真空ポンプの原理と特徴<種類別>
回転翼型ドライ真空ポンプ
回転翼型ドライ真空ポンプとは?
回転翼型ドライ真空ポンプの外観を写真に示します。この形式のポンプは、図に示すようにロータ、シリンダ、ベーンなどからなる機械式真空ポンプです。オイルレスポンプのため、シリンダとロータとの隙間からの空気の逆流はどうしても避けられません。図に示すように多翼ベーンによって逆流を少しでも防ぐような構造になっています。
このポンプは、構造がシンプルなため到達圧力はよくないのですが、低真空領域で大きな排気速度を得ることができ、吸着・搬送機械の真空源として広く利用されています。

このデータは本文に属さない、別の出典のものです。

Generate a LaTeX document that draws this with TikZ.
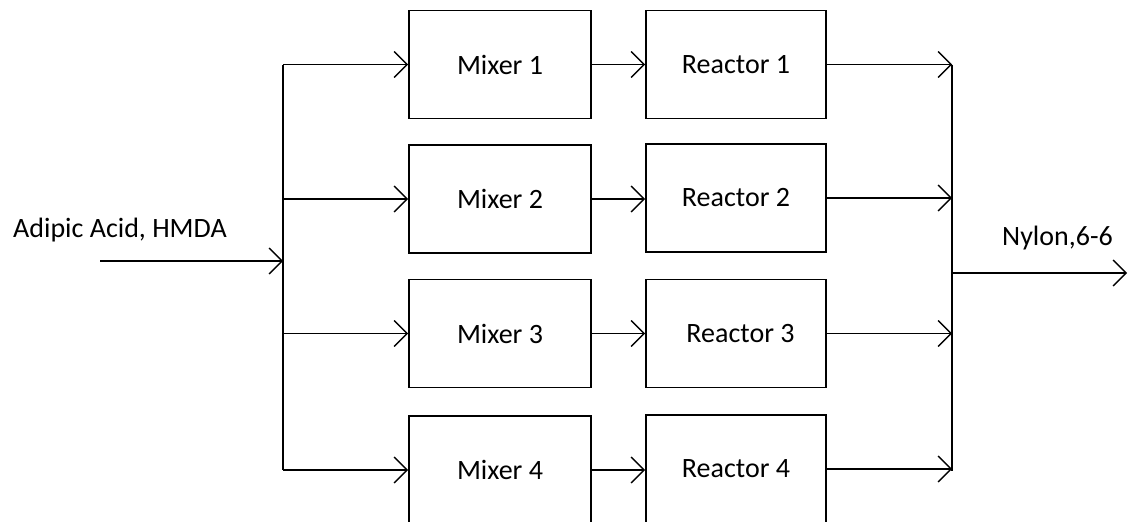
\documentclass[tikz,border=0pt]{standalone}
\usepackage{fontspec}
\setmainfont{Carlito}
\usetikzlibrary{arrows.meta}
\begin{document}
\begin{tikzpicture}[x=1pt,y=-1pt,
  blockbox/.style={draw, line width=1.9pt, minimum width=182pt, minimum height=108pt, inner sep=0pt,
    font=\fontsize{28}{34}\selectfont},
  flow/.style={line width=1.9pt, -{Straight Barb[length=13pt,width=26pt,line width=1.4pt]}},
  bus/.style={line width=1.9pt},
  lbl/.style={inner sep=0pt, anchor=base west, font=\fontsize{28}{34}\selectfont}]
\useasboundingbox (0,0) rectangle (1128,522);
\clip (0,0) rectangle (1128,522);
% blocks
\node[blockbox] (m1) at (500,64.5) {Mixer 1};
\node[blockbox] (m2) at (500,199) {Mixer 2};
\node[blockbox] (m3) at (500,333.5) {Mixer 3};
\node[blockbox] (m4) at (500,470) {Mixer 4};
\node[blockbox, minimum width=180pt] (r1) at (736,64.5) {Reactor 1};
\node[blockbox, minimum width=180pt] (r2) at (736,198) {Reactor 2};
\node[blockbox, minimum width=180pt] (r3) at (736,333.5) {\hspace*{9pt}Reactor 3};
\node[blockbox, minimum width=180pt] (r4) at (736,469) {Reactor 4};
% labels
\node[lbl] (inlbl) at (13,237) {Adipic Acid, HMDA};
\node[lbl] (outlbl) at (1002,245) {Nylon,6-6};
% coordinates
\coordinate (in) at (100,261);
\coordinate (bl) at (283,261);
\coordinate (bltop) at (283,64.5);
\coordinate (blbot) at (283,470);
\coordinate (br) at (952,273);
\coordinate (brtop) at (952,64.5);
\coordinate (brbot) at (952,471);
\coordinate (out) at (1127,273);
% input
\draw[flow] (in) -- (bl);
\draw[bus] (bltop) -- (blbot);
\foreach \i in {1,2,3,4}{
  \draw[flow] (bl |- m\i.west) -- (m\i.west);
  \draw[flow] (m\i.east) -- (m\i.east -| r\i.west);
  \draw[flow] (r\i.east) -- (br |- r\i.east);
}
\draw[bus] (brtop) -- (brbot);
\draw[flow] (br) -- (out);
\end{tikzpicture}
\end{document}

なお、この真空ポンプはベーンが常にロータの構内およびシリンダとしゅう動しながら動くため、しゅう動による発熱が多くなり、冷却に注意を払わなければなりません。 ベーンには、カーボンを母体とした材質が使用され、このベーンがしゅう動しながら動くため、カーボンが摩耗して粉状で出てくることは避けられません。このカーボン粉末の発生は極微量ですが、しゅう動面に薄膜状に付着し、減摩剤としての役割を果たしています。
また、このカーボン粉末は排気する気体の湿度が高かったり、または水分によって粘度の高い塊になり、回転部の隙間に詰まったりしてトラブルを起こすことがあります。このためこのポンプは水分、腐食性ガスの排気には適しません。
特徴
オイルレスポンプのため、シリンダとロータとの隙間からの空気の逆流はどうしても避けられません。多翼ベーンによって逆流を少しでも防ぐような構造になっています。構造がシンプルで、低真空領域で大きな排気速度を得ることができ、吸着・搬送機械の真空源として広く利用されています。
長所 | 低真空領域で大きな排気速度が得られる。 |
短所 | ベーンの摩耗粉が発生する。音が大きく発熱が多い。 |
主な利用分野
この回転翼型ドライ真空ポンプは、電子電機業界、食品機械業界、包装機械業界、印刷機器業界、歯科業界、産業機械業界、半導体業界の真空源(吸着・吸引)として利用されています。
構造と仕組み
ロータが回転すると、ベーンは遠心力により外側にスライドし、シリンダと接触しながら回転します。シリンダとロータとベーンに囲まれた空間は、ローターが回転するに従い、吸気口から吸引されたガスが圧縮され、排気口から吐出されます。